With his head hung down and eyes glazed red with emotion, J. gave me a soft-handed shake as he sat down. He shook his head to clear away the heavy webs of grief and spoke in a steady voice. “Doc, I’ve come to you because I know about you. I heard you came from that big cancer center in … I know what I have is not good, but I’ve come to you for hope. I need someone to help me fight this battle, even if I lose the war.” His devastated children nodded and touched him as if to transfer some of their strength.

It is moments like these that make me feel as though my head is in a vice. I so want to make things better. I want to be a magician, defy the reality of a bad diagnosis, and pull the proverbial rabbit from a hat. But I know the difference between wiggle room and a fait accompli. In this case, although I thought the other doctor would be correct in the end, I saw one little stone left unturned. “I spoke to the pathologist who read your biopsy. I asked him to perform additional testing on the sample, which can sometimes indicate the exact organ of origin. But he is unable do so because the sample is too small. Your first biopsy was taken under CT scan guidance. Though it may not change anything, I want you to undergo surgery so we can have a larger chunk of tumor for analysis.”

I felt that if I could not help him to live for much longer, I could at least give this man what he needed right then, a true sense of hope. He needed to leave my office believing that I believed there was hope for his survival and that I would fight for it. “Doc, I know you’re not a miracle worker, but I feel you’ll fight for me. I’ll do whatever you say if you think it can possibly help.”

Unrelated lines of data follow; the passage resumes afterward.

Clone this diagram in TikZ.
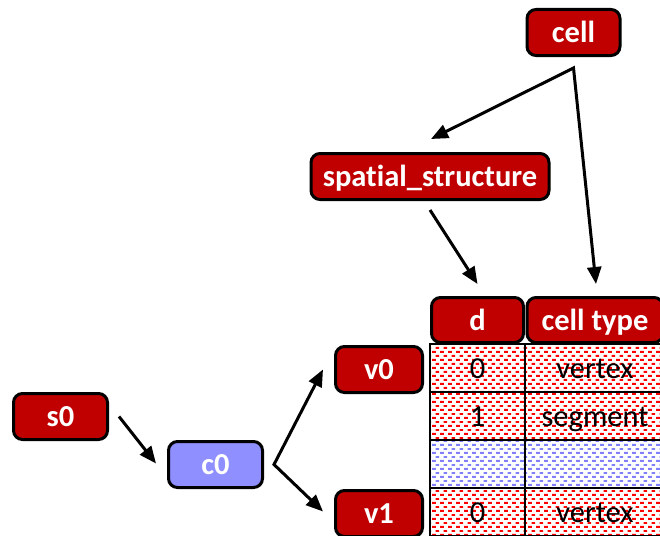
\documentclass[tikz,border=0pt]{standalone}
\usepackage{fontspec}
\setmainfont{Carlito}[Ligatures=NoCommon]
\usetikzlibrary{arrows.meta,positioning,calc,patterns.meta}

\definecolor{boxred}{RGB}{192,0,0}
\definecolor{boxblue}{RGB}{143,143,255}
\definecolor{dashblue}{RGB}{128,128,255}

% Brick-like rows of short dashes for the table cells
\tikzdeclarepattern{
  name=dashbricks,
  type=uncolored,
  bounding box={(0pt,0pt) and (8pt,8.4pt)},
  tile size={(8pt,8.4pt)},
  code={
    \draw [line width=2pt] (0pt,1.2pt) -- (4.2pt,1.2pt) (4pt,5.4pt) -- (8pt,5.4pt);
  }
}

\begin{document}
\begin{tikzpicture}[x=1pt, y=1pt]
        % Style definitions
        \tikzset{
            box/.style={draw, line width=3pt, rounded corners=9pt, fill=boxred, text=white, font=\bfseries\fontsize{30.5}{36}\selectfont, minimum height=46pt, inner xsep=4pt, text height=20pt, text depth=0pt},
            entry/.style={draw, line width=1.5pt, outer sep=0pt, minimum height=48pt, pattern={dashbricks}, pattern color=red, font=\fontsize{30.5}{36}\selectfont, text height=20pt, text depth=0pt},
            arrow/.style={line width=3pt, -{Triangle[length=17pt,width=14pt]}},
            twoway/.style={line width=3pt, {Triangle[length=17pt,width=14pt]}-{Triangle[length=17pt,width=14pt]}}
        }

        \useasboundingbox (0,0) rectangle (660,-535);

        % Nodes
        \node [box, minimum width=94pt] (s0) at (60.5,-416.5) {s0};
        \node [box, fill=boxblue, minimum width=94pt, right=58pt of s0, yshift=-48pt] (c0) {c0};
        \node [box, minimum width=87pt, right=70pt of c0, yshift=95pt] (v0) {v0};
        \node [box, minimum width=87pt, right=70pt of c0, yshift=-49pt] (v1) {v1};

        % Table
        \node [entry, minimum width=95pt, right=6pt of v0, yshift=1.5pt] (d0) {0};
        \node [entry, minimum width=140pt, right=0pt of d0] (t0) {vertex};
        \node [entry, minimum width=95pt, below=0pt of d0] (d1) {1};
        \node [entry, minimum width=140pt, right=0pt of d1] (t1) {segment};
        \node [entry, pattern color=dashblue, minimum width=95pt, below=0pt of d1] (d2) {};
        \node [entry, pattern color=dashblue, minimum width=140pt, right=0pt of d2] (t2) {};
        \node [entry, minimum width=95pt, below=0pt of d2] (d3) {0};
        \node [entry, minimum width=140pt, right=0pt of d3] (t3) {vertex};

        % Column headers
        \node [box, minimum width=92pt, minimum height=45pt, above=0pt of d0] (dhead) {d};
        \node [box, minimum width=136pt, minimum height=45pt, above=0pt of t0] (thead) {cell type};

        \node [box, minimum width=238pt, above=95pt of dhead, xshift=-47.5pt] (ss) {spatial\_structure};
        \node [box, minimum width=93pt, above=95pt of ss, xshift=143.5pt] (cell) {cell};

        % Connections
        \coordinate (cellfork) at ($(cell.south)+(0,-11)$);
        \draw [twoway] ($(ss.north)+(1,13)$) -- (cellfork) -- ($(thead.north)+(1,12)$);

        \draw [arrow] ($(ss.south)+(0,-9)$) -- ($(dhead.north)+(0,12)$);

        \draw [arrow] ($(s0.east)+(10,0)$) -- ($(c0.west)+(-11,1)$);

        \coordinate (c0fork) at ($(c0.east)+(10,0)$);
        \draw [twoway] ($(v0.west)+(-11,0)$) -- (c0fork) -- ($(v1.west)+(-11,2)$);
    \end{tikzpicture}
\end{document}
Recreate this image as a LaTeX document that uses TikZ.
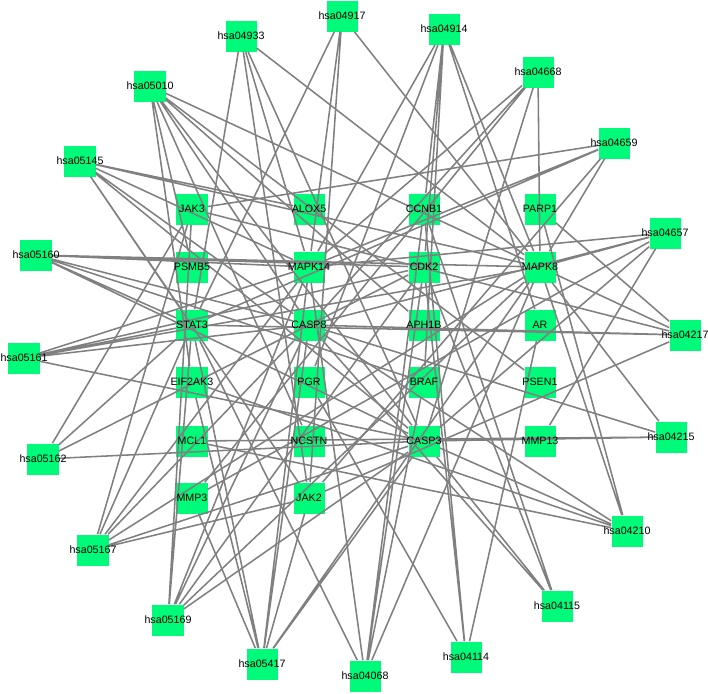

The operating surgeon removed the needed piece of cancer but could do little more than that because of the large masses of tumors that filled J. abdomen and liver. Yet the surgery was worth it. The new pathology report changed the diagnosis. J. did not have a carcinoma; instead, he had a rare type of sarcoma (a tumor derived from the supportive, connective tissues of the body) called GIST.

When J. returned to my office with his wife, S., it was clear that his condition was deteriorating fast. His eyes had a sunken look, he was visibly in pain, and his belly was swollen. “J., you have a rare type of cancer called GIST, which stands for  gastrointestinalstromal tumor,” I said. “Our current methods of treating cancer with chemotherapy and radiation are useless against this cancer. But I have made some calls and found out that an important clinical trial is studying a drug called STI-571 to treat GIST. The drug is working wonders in patients with leukemia and appears very promising against GIST. I have spoken with the people in charge of the study. They’re expecting you.”

I walked them to the door and gave S. two prescriptions. On one I wrote “Oxycontin,” for pain. On the other I wrote “STI-571,” with the contact phone number. “Don’t leave the city without it,” I whispered in her ear. S. bear-hugged me and looked me right in the eyes, speaking volumes without words; she turned away and they were gone.

One month later, J. strutted into my office, and I laid eyes on a new man. “Hey, Doc, how are you? I’m great, no pain, eating again, hasn’t felt better in months!” He had an impish grin and twinkling blue eyes and gripped me in a strong handshake.

J. was in the original group of patients who received STI-571 (later named imatinib/Gleevec) in a clinical trial that demonstrated its remarkable activity against GIST. He went on to live another two and a half very enjoyable years and touched the lives of many others.